Here are some records; copy every line that holds the word "document".
#####
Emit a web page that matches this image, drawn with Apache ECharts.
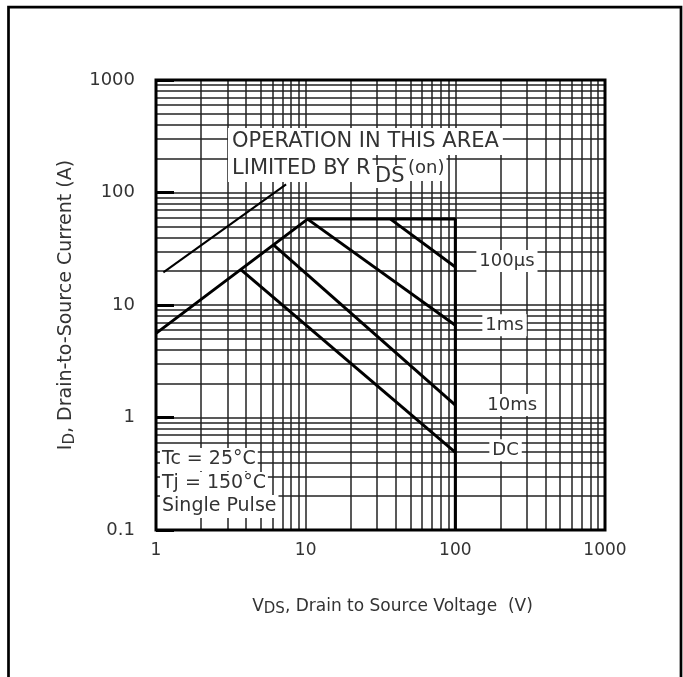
<!DOCTYPE html>
<html><head><meta charset="utf-8">
<script src="https://cdn.jsdelivr.net/npm/echarts@6/dist/echarts.min.js"></script>
<style>html,body{margin:0;padding:0;background:#fff}#c{width:683px;height:677px}</style>
</head><body><div id="c"></div>
<script>
// ---- data ----
const xTickValues = [1, 10, 100, 1000];
const yTickValues = [0.1, 1, 10, 100, 1000];
const xMinorGrid = [2,3,4,5,6,7,8,9,20,30,40,50,60,70,80,90,200,300,400,500,600,700,800,900];
const yMinorGrid = [0.2,0.3,0.4,0.5,0.6,0.7,0.8,0.9,2,3,4,5,6,7,8,9,20,30,40,50,60,70,80,90,200,300,400,500,600,700,800,900];
const rdsLimit   = [[1.12, 19.5], [7.4, 118]];
const soaBound   = [[1, 5.6], [10.3, 58], [100, 58], [100, 0.1]];
const pulse100us = [[36.9, 58], [100, 21.8]];
const pulse1ms   = [[10.3, 58], [100, 6.6]];
const pulse10ms  = [[6.1, 34.3], [100, 1.29]];
const dcCurve    = [[3.69, 20.6], [100, 0.49]];
const curveLabels = ['100\u00b5s', '1ms', '10ms', 'DC'];

const F = 'DejaVu Sans';
const TXT = '#333';
const GRID = '#222';
const chart = echarts.init(document.getElementById('c'), null, {renderer: 'canvas'});

function curve(data, width, label, off) {
  const s = {type: 'line', data: data, symbol: 'none', animation: false, z: 5,
    lineStyle: {color: '#000', width: width}};
  if (label) {
    s.endLabel = {show: true, formatter: label, distance: 0, offset: off, color: TXT,
      fontFamily: F, fontSize: 18, backgroundColor: '#fff', padding: [2, 3],
      align: 'left', verticalAlign: 'middle'};
  }
  return s;
}

const gridLines = xMinorGrid.map(v => ({xAxis: v})).concat(yMinorGrid.map(v => ({yAxis: v})));

chart.setOption({
  animation: false,
  backgroundColor: '#fff',
  grid: {left: 156, top: 80, width: 449, height: 450, show: true, borderColor: '#000', borderWidth: 3,
         backgroundColor: 'transparent', outerBoundsMode: 'none', z: 10},
  xAxis: {type: 'log', logBase: 10, min: 1, max: 1000,
    name: '{v|V}{s|DS}{v|, Drain to Source Voltage  (V)}', nameLocation: 'middle', nameGap: 67,
    nameTextStyle: {padding: [0, 0, 0, 24], rich: {
      v: {fontFamily: F, fontSize: 17, color: TXT},
      s: {fontFamily: F, fontSize: 15, color: TXT, padding: [5, 0, 0, 0]}}},
    axisLine: {show: false}, axisTick: {show: false},
    axisLabel: {fontFamily: F, fontSize: 17, color: TXT, margin: 12,
      formatter: v => String(+(+v).toPrecision(4))},
    splitLine: {show: true, lineStyle: {color: GRID, width: 1.5}},
    minorTick: {show: false}, minorSplitLine: {show: false}},
  yAxis: {type: 'log', logBase: 10, min: 0.1, max: 1000,
    name: '{v|I}{s|D}{v|, Drain-to-Source Current (A)}', nameLocation: 'middle', nameGap: 78, nameRotate: 90,
    nameTextStyle: {rich: {
      v: {fontFamily: F, fontSize: 19, color: TXT},
      s: {fontFamily: F, fontSize: 15, color: TXT, padding: [8, 0, 0, 0]}}},
    axisLine: {show: false},
    axisTick: {show: true, inside: true, length: 18, lineStyle: {color: '#000', width: 3}},
    axisLabel: {fontFamily: F, fontSize: 18, color: TXT, margin: 21,
      formatter: v => String(+(+v).toPrecision(4))},
    splitLine: {show: true, lineStyle: {color: GRID, width: 1.5}},
    minorTick: {show: false}, minorSplitLine: {show: false}},
  series: [
    {type: 'line', data: [], z: 1, animation: false,
     markLine: {silent: true, symbol: ['none', 'none'], label: {show: false}, animation: false,
       lineStyle: {color: GRID, width: 1.5, type: 'solid'}, data: gridLines}},
    curve(rdsLimit, 2, null),
    curve(soaBound, 3, null),
    curve(pulse100us, 3, curveLabels[0], [21, -6]),
    curve(pulse1ms, 3, curveLabels[1], [27, 0]),
    curve(pulse10ms, 3, curveLabels[2], [29, 0]),
    curve(dcCurve, 3, curveLabels[3], [34, -2])
  ],
  graphic: [
    {type: 'rect', shape: {x: 8.5, y: 7.2, width: 672.5, height: 720}, z: 100,
     style: {fill: 'none', stroke: '#000', lineWidth: 2.7}},
    {type: 'text', x: 228, y: 128, z: 50, style: {text: 'OPERATION IN THIS AREA', font: '21px "DejaVu Sans"',
      fill: TXT, backgroundColor: '#fff', padding: [3, 4], lineHeight: 21}},
    {type: 'text', x: 228, y: 155, z: 50, style: {text: 'LIMITED BY R', font: '21px "DejaVu Sans"',
      fill: TXT, backgroundColor: '#fff', padding: [3, 2, 3, 4], lineHeight: 21}},
    {type: 'text', x: 373, y: 165, z: 50, style: {text: 'DS', font: '21px "DejaVu Sans"',
      fill: TXT, backgroundColor: '#fff', padding: [1, 2], lineHeight: 21}},
    {type: 'text', x: 406, y: 155, z: 50, style: {text: '(on)', font: '18px "DejaVu Sans"',
      fill: TXT, backgroundColor: '#fff', padding: [3, 2], lineHeight: 20}},
    {type: 'text', x: 160, y: 448, z: 50, style: {text: 'Tc = 25\u00b0C', font: '19px "DejaVu Sans"',
      fill: TXT, backgroundColor: '#fff', padding: [1, 2], lineHeight: 21}},
    {type: 'text', x: 160, y: 472, z: 50, style: {text: 'Tj = 150\u00b0C', font: '19px "DejaVu Sans"',
      fill: TXT, backgroundColor: '#fff', padding: [1, 2], lineHeight: 21}},
    {type: 'text', x: 160, y: 495, z: 50, style: {text: 'Single Pulse', font: '19px "DejaVu Sans"',
      fill: TXT, backgroundColor: '#fff', padding: [1, 2], lineHeight: 21}}
  ]
});
</script></body></html>
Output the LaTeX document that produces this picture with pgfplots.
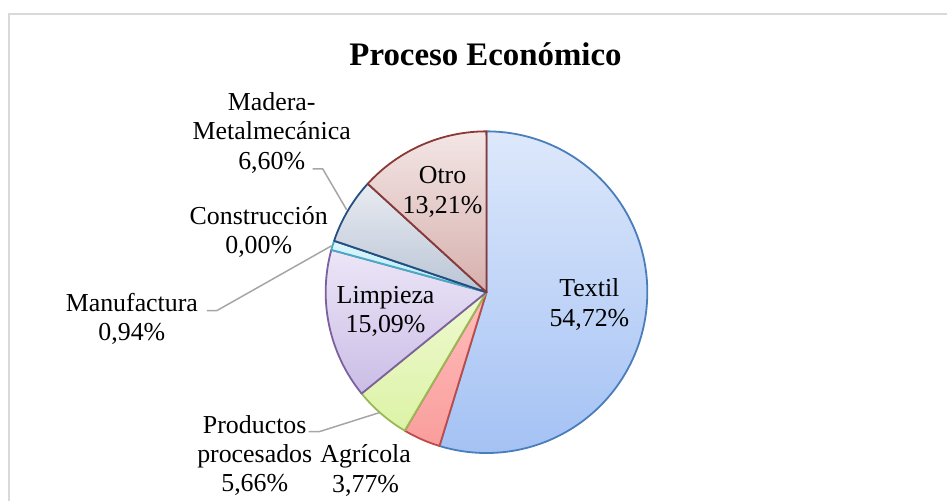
#####
_THE OUTPUT_
const chart = echarts.init(document.getElementById('c'), null, {renderer: 'canvas'});
Output the LaTeX document that produces this picture with pgfplots.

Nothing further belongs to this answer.